=== Directive ===
With the images removed, repeat the data below exactly.

=== Dataset content ===
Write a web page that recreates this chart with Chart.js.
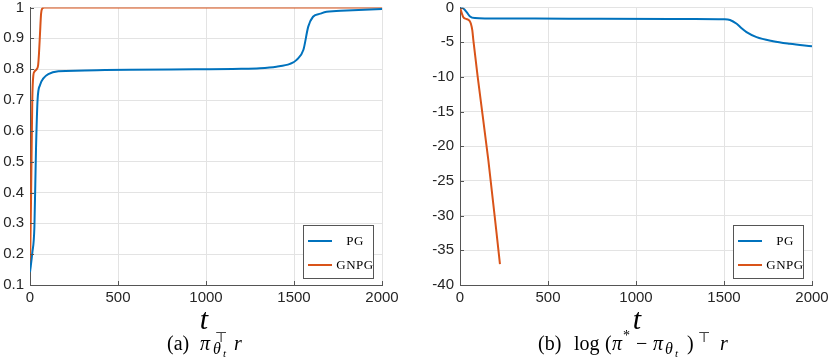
<!DOCTYPE html>
<html>
<head>
<meta charset="utf-8">
<script src="https://cdn.jsdelivr.net/npm/chart.js@4"></script>
<style>
  html, body { margin: 0; padding: 0; background: #fff; }
  body { width: 830px; height: 360px; position: relative; overflow: hidden; }
  .box { position: absolute; }
  .tvar { position: absolute; width: 60px; text-align: center; font: italic 30px "Liberation Serif", serif; line-height: 1; color: #000; }
  .cap { position: absolute; left: 0; top: 0; width: 830px; height: 360px; font-family: "Liberation Serif", serif; color: #000; }
  .cap span { position: absolute; white-space: nowrap; line-height: 1; }
  .cap .n { font-size: 20px; }
  .cap .i { font-size: 20px; font-style: italic; }
  .cap .s { font-size: 14px; }
  .cap .si { font-size: 16px; font-style: italic; }
  .cap .ss { font-size: 11px; font-style: italic; }
  .leg { position: absolute; width: 69px; height: 52px; border: 1px solid #555; background: #fff; font: 13px "Liberation Serif", serif; color: #000; }
  .leg .row { position: absolute; left: 4px; height: 14px; }
  .leg .sw { position: absolute; left: 0; top: 6px; width: 24px; height: 2px; }
  .leg .lb { position: absolute; left: 26px; width: 42px; top: -1px; text-align: center; letter-spacing: 0.5px; }
</style>
</head>
<body>
<div class="box" style="left:0;top:-10px;width:415px;height:320px"><canvas id="c1"></canvas></div>
<div class="box" style="left:430px;top:-10px;width:415px;height:320px"><canvas id="c2"></canvas></div>

<div class="leg" style="left:303px;top:225px">
  <div class="row" style="top:8px"><div class="sw" style="background:#0072BD"></div><div class="lb">PG</div></div>
  <div class="row" style="top:32px"><div class="sw" style="background:#D95319"></div><div class="lb">GNPG</div></div>
</div>
<div class="leg" style="left:733px;top:225px">
  <div class="row" style="top:8px"><div class="sw" style="background:#0072BD"></div><div class="lb">PG</div></div>
  <div class="row" style="top:32px"><div class="sw" style="background:#D95319"></div><div class="lb">GNPG</div></div>
</div>

<div class="tvar" style="left:174px;top:304px">t</div>
<div class="tvar" style="left:607px;top:304px">t</div>

<!-- captions, baseline around y=350 -->
<div class="cap">
  <span class="n"  style="left:167px;top:333px">(a)</span>
  <span class="i"  style="left:200px;top:333px">π</span>
  <span class="s"  style="left:215px;top:331px">⊤</span>
  <span class="si" style="left:213px;top:341px">θ</span>
  <span class="ss" style="left:223px;top:348px">t</span>
  <span class="i"  style="left:234px;top:333px">r</span>

  <span class="n"  style="left:538px;top:333px">(b)</span>
  <span class="n"  style="left:574px;top:333px">log</span>
  <span class="n"  style="left:605px;top:333px">(</span>
  <span class="i"  style="left:612px;top:333px">π</span>
  <span class="s"  style="left:623px;top:329px">*</span>
  <span class="n"  style="left:636px;top:333px">−</span>
  <span class="i"  style="left:653px;top:333px">π</span>
  <span class="si" style="left:665px;top:341px">θ</span>
  <span class="ss" style="left:675px;top:348px">t</span>
  <span class="n"  style="left:687px;top:333px">)</span>
  <span class="s"  style="left:698px;top:331px">⊤</span>
  <span class="i"  style="left:720px;top:333px">r</span>
</div>

<script>
// (a) expected reward
const tPG_a = [0, 13, 25, 34, 43, 57, 76, 104, 161, 426, 800, 1200, 1306, 1400, 1477, 1515, 1553, 1581, 1608, 1650, 1685, 1800, 2000];
const pg_a  = [0.142, 0.204, 0.288, 0.538, 0.70, 0.749, 0.77, 0.784, 0.793, 0.797, 0.799, 0.801, 0.803, 0.808, 0.817, 0.83, 0.862, 0.938, 0.97, 0.98, 0.986, 0.99, 0.995];
const tGN_a = [0, 6, 13, 19, 25, 38, 46, 51, 57, 63, 70, 80, 2000];
const gn_a  = [0.142, 0.38, 0.70, 0.78, 0.792, 0.80, 0.812, 0.85, 0.917, 0.98, 0.997, 1, 1];

// (b) log sub-optimality
const tPG_b = [0, 19, 38, 57, 85, 150, 426, 800, 1200, 1306, 1500, 1534, 1572, 1600, 1628, 1685, 1779, 1874, 2000];
const pg_b  = [0, -0.15, -0.67, -1.3, -1.53, -1.58, -1.6, -1.62, -1.65, -1.66, -1.7, -1.8, -2.35, -3.0, -3.55, -4.27, -4.85, -5.22, -5.6];
const tGN_b = [0, 10, 19, 35, 47, 55, 62, 70, 76, 100, 161, 208, 227];
const gn_b  = [0, -0.8, -1.4, -1.65, -1.77, -1.95, -2.35, -3.3, -4.75, -9.9, -22, -32.6, -37];

const xTicks = [0, 500, 1000, 1500, 2000];
const labels = ['PG', 'GNPG'];
const blue = '#0072BD', orange = '#D95319';

function pts(ts, vs) {
  return ts.map((t, i) => ({ x: t, y: vs[i] }));
}

// small inward tick marks like matlab
const inTicks = {
  id: 'inTicks',
  afterDraw(chart) {
    const ctx = chart.ctx, a = chart.chartArea;
    const xs = chart.scales.x, ys = chart.scales.y;
    ctx.save();
    ctx.strokeStyle = '#555';
    ctx.lineWidth = 1;
    ctx.beginPath();
    xs.ticks.forEach(t => {
      const p = Math.round(xs.getPixelForValue(t.value)) + 0.5;
      ctx.moveTo(p, a.bottom); ctx.lineTo(p, a.bottom - 4);
    });
    ys.ticks.forEach(t => {
      const p = Math.round(ys.getPixelForValue(t.value)) + 0.5;
      ctx.moveTo(a.left, p); ctx.lineTo(a.left + 4, p);
    });
    ctx.stroke();
    ctx.restore();
  }
};

function make(id, ds, ymin, ymax, ystep) {
  const font = { family: '"Liberation Sans", Arial, sans-serif', size: 15 };
  return new Chart(document.getElementById(id), {
    type: 'line',
    data: {
      datasets: ds.map(d => ({
        label: d.label,
        data: d.data,
        borderColor: d.color,
        backgroundColor: d.color,
        borderWidth: 2,
        pointRadius: 0,
        cubicInterpolationMode: 'monotone',
        fill: false
      }))
    },
    options: {
      responsive: true,
      maintainAspectRatio: false,
      animation: false,
      layout: { padding: { top: 17.5, right: 33, bottom: 0, left: 0 } },
      plugins: { legend: { display: false }, tooltip: { enabled: false } },
      scales: {
        x: {
          type: 'linear', min: 0, max: 2000,
          afterBuildTicks: s => { s.ticks = xTicks.map(v => ({ value: v })); },
          afterFit: s => { s.height = 25; },
          ticks: { font, color: '#262626', padding: 4, maxRotation: 0, callback: v => String(v) },
          grid: { color: '#e3e3e3', drawTicks: false },
          border: { color: '#555', width: 1 }
        },
        y: {
          min: ymin, max: ymax,
          afterFit: s => { s.width = 30; },
          ticks: { stepSize: ystep, font, color: '#262626', padding: 6,
                   callback: v => String(Math.round(v * 10) / 10) },
          grid: { color: '#e3e3e3', drawTicks: false },
          border: { color: '#555', width: 1 }
        }
      }
    },
    plugins: [inTicks]
  });
}

make('c1', [
  { label: labels[0], data: pts(tPG_a, pg_a), color: blue },
  { label: labels[1], data: pts(tGN_a, gn_a), color: orange }
], 0.1, 1, 0.1);

make('c2', [
  { label: labels[0], data: pts(tPG_b, pg_b), color: blue },
  { label: labels[1], data: pts(tGN_b, gn_b), color: orange }
], -40, 0, 5);
</script>
</body>
</html>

=== Answer to the task ===
Write a web page that recreates this chart with Chart.js.
<!DOCTYPE html>
<html>
<head>
<meta charset="utf-8">
<script src="https://cdn.jsdelivr.net/npm/chart.js@4"></script>
<style>
  html, body { margin: 0; padding: 0; background: #fff; }
  body { width: 830px; height: 360px; position: relative; overflow: hidden; }
  .box { position: absolute; }
  .tvar { position: absolute; width: 60px; text-align: center; font: italic 30px "Liberation Serif", serif; line-height: 1; color: #000; }
  .cap { position: absolute; left: 0; top: 0; width: 830px; height: 360px; font-family: "Liberation Serif", serif; color: #000; }
  .cap span { position: absolute; white-space: nowrap; line-height: 1; }
  .cap .n { font-size: 20px; }
  .cap .i { font-size: 20px; font-style: italic; }
  .cap .s { font-size: 14px; }
  .cap .si { font-size: 16px; font-style: italic; }
  .cap .ss { font-size: 11px; font-style: italic; }
  .leg { position: absolute; width: 69px; height: 52px; border: 1px solid #555; background: #fff; font: 13px "Liberation Serif", serif; color: #000; }
  .leg .row { position: absolute; left: 4px; height: 14px; }
  .leg .sw { position: absolute; left: 0; top: 6px; width: 24px; height: 2px; }
  .leg .lb { position: absolute; left: 26px; width: 42px; top: -1px; text-align: center; letter-spacing: 0.5px; }
</style>
</head>
<body>
<div class="box" style="left:0;top:-10px;width:415px;height:320px"><canvas id="c1"></canvas></div>
<div class="box" style="left:430px;top:-10px;width:415px;height:320px"><canvas id="c2"></canvas></div>

<div class="leg" style="left:303px;top:225px">
  <div class="row" style="top:8px"><div class="sw" style="background:#0072BD"></div><div class="lb">PG</div></div>
  <div class="row" style="top:32px"><div class="sw" style="background:#D95319"></div><div class="lb">GNPG</div></div>
</div>
<div class="leg" style="left:733px;top:225px">
  <div class="row" style="top:8px"><div class="sw" style="background:#0072BD"></div><div class="lb">PG</div></div>
  <div class="row" style="top:32px"><div class="sw" style="background:#D95319"></div><div class="lb">GNPG</div></div>
</div>

<div class="tvar" style="left:174px;top:304px">t</div>
<div class="tvar" style="left:607px;top:304px">t</div>

<!-- captions, baseline around y=350 -->
<div class="cap">
  <span class="n"  style="left:167px;top:333px">(a)</span>
  <span class="i"  style="left:200px;top:333px">π</span>
  <span class="s"  style="left:215px;top:331px">⊤</span>
  <span class="si" style="left:213px;top:341px">θ</span>
  <span class="ss" style="left:223px;top:348px">t</span>
  <span class="i"  style="left:234px;top:333px">r</span>

  <span class="n"  style="left:538px;top:333px">(b)</span>
  <span class="n"  style="left:574px;top:333px">log</span>
  <span class="n"  style="left:605px;top:333px">(</span>
  <span class="i"  style="left:612px;top:333px">π</span>
  <span class="s"  style="left:623px;top:329px">*</span>
  <span class="n"  style="left:636px;top:333px">−</span>
  <span class="i"  style="left:653px;top:333px">π</span>
  <span class="si" style="left:665px;top:341px">θ</span>
  <span class="ss" style="left:675px;top:348px">t</span>
  <span class="n"  style="left:687px;top:333px">)</span>
  <span class="s"  style="left:698px;top:331px">⊤</span>
  <span class="i"  style="left:720px;top:333px">r</span>
</div>

<script>
// (a) expected reward
const tPG_a = [0, 13, 25, 34, 43, 57, 76, 104, 161, 426, 800, 1200, 1306, 1400, 1477, 1515, 1553, 1581, 1608, 1650, 1685, 1800, 2000];
const pg_a  = [0.142, 0.204, 0.288, 0.538, 0.70, 0.749, 0.77, 0.784, 0.793, 0.797, 0.799, 0.801, 0.803, 0.808, 0.817, 0.83, 0.862, 0.938, 0.97, 0.98, 0.986, 0.99, 0.995];
const tGN_a = [0, 6, 13, 19, 25, 38, 46, 51, 57, 63, 70, 80, 2000];
const gn_a  = [0.142, 0.38, 0.70, 0.78, 0.792, 0.80, 0.812, 0.85, 0.917, 0.98, 0.997, 1, 1];

// (b) log sub-optimality
const tPG_b = [0, 19, 38, 57, 85, 150, 426, 800, 1200, 1306, 1500, 1534, 1572, 1600, 1628, 1685, 1779, 1874, 2000];
const pg_b  = [0, -0.15, -0.67, -1.3, -1.53, -1.58, -1.6, -1.62, -1.65, -1.66, -1.7, -1.8, -2.35, -3.0, -3.55, -4.27, -4.85, -5.22, -5.6];
const tGN_b = [0, 10, 19, 35, 47, 55, 62, 70, 76, 100, 161, 208, 227];
const gn_b  = [0, -0.8, -1.4, -1.65, -1.77, -1.95, -2.35, -3.3, -4.75, -9.9, -22, -32.6, -37];

const xTicks = [0, 500, 1000, 1500, 2000];
const labels = ['PG', 'GNPG'];
const blue = '#0072BD', orange = '#D95319';

function pts(ts, vs) {
  return ts.map((t, i) => ({ x: t, y: vs[i] }));
}

// small inward tick marks like matlab
const inTicks = {
  id: 'inTicks',
  afterDraw(chart) {
    const ctx = chart.ctx, a = chart.chartArea;
    const xs = chart.scales.x, ys = chart.scales.y;
    ctx.save();
    ctx.strokeStyle = '#555';
    ctx.lineWidth = 1;
    ctx.beginPath();
    xs.ticks.forEach(t => {
      const p = Math.round(xs.getPixelForValue(t.value)) + 0.5;
      ctx.moveTo(p, a.bottom); ctx.lineTo(p, a.bottom - 4);
    });
    ys.ticks.forEach(t => {
      const p = Math.round(ys.getPixelForValue(t.value)) + 0.5;
      ctx.moveTo(a.left, p); ctx.lineTo(a.left + 4, p);
    });
    ctx.stroke();
    ctx.restore();
  }
};

function make(id, ds, ymin, ymax, ystep) {
  const font = { family: '"Liberation Sans", Arial, sans-serif', size: 15 };
  return new Chart(document.getElementById(id), {
    type: 'line',
    data: {
      datasets: ds.map(d => ({
        label: d.label,
        data: d.data,
        borderColor: d.color,
        backgroundColor: d.color,
        borderWidth: 2,
        pointRadius: 0,
        cubicInterpolationMode: 'monotone',
        fill: false
      }))
    },
    options: {
      responsive: true,
      maintainAspectRatio: false,
      animation: false,
      layout: { padding: { top: 17.5, right: 33, bottom: 0, left: 0 } },
      plugins: { legend: { display: false }, tooltip: { enabled: false } },
      scales: {
        x: {
          type: 'linear', min: 0, max: 2000,
          afterBuildTicks: s => { s.ticks = xTicks.map(v => ({ value: v })); },
          afterFit: s => { s.height = 25; },
          ticks: { font, color: '#262626', padding: 4, maxRotation: 0, callback: v => String(v) },
          grid: { color: '#e3e3e3', drawTicks: false },
          border: { color: '#555', width: 1 }
        },
        y: {
          min: ymin, max: ymax,
          afterFit: s => { s.width = 30; },
          ticks: { stepSize: ystep, font, color: '#262626', padding: 6,
                   callback: v => String(Math.round(v * 10) / 10) },
          grid: { color: '#e3e3e3', drawTicks: false },
          border: { color: '#555', width: 1 }
        }
      }
    },
    plugins: [inTicks]
  });
}

make('c1', [
  { label: labels[0], data: pts(tPG_a, pg_a), color: blue },
  { label: labels[1], data: pts(tGN_a, gn_a), color: orange }
], 0.1, 1, 0.1);

make('c2', [
  { label: labels[0], data: pts(tPG_b, pg_b), color: blue },
  { label: labels[1], data: pts(tGN_b, gn_b), color: orange }
], -40, 0, 5);
</script>
</body>
</html>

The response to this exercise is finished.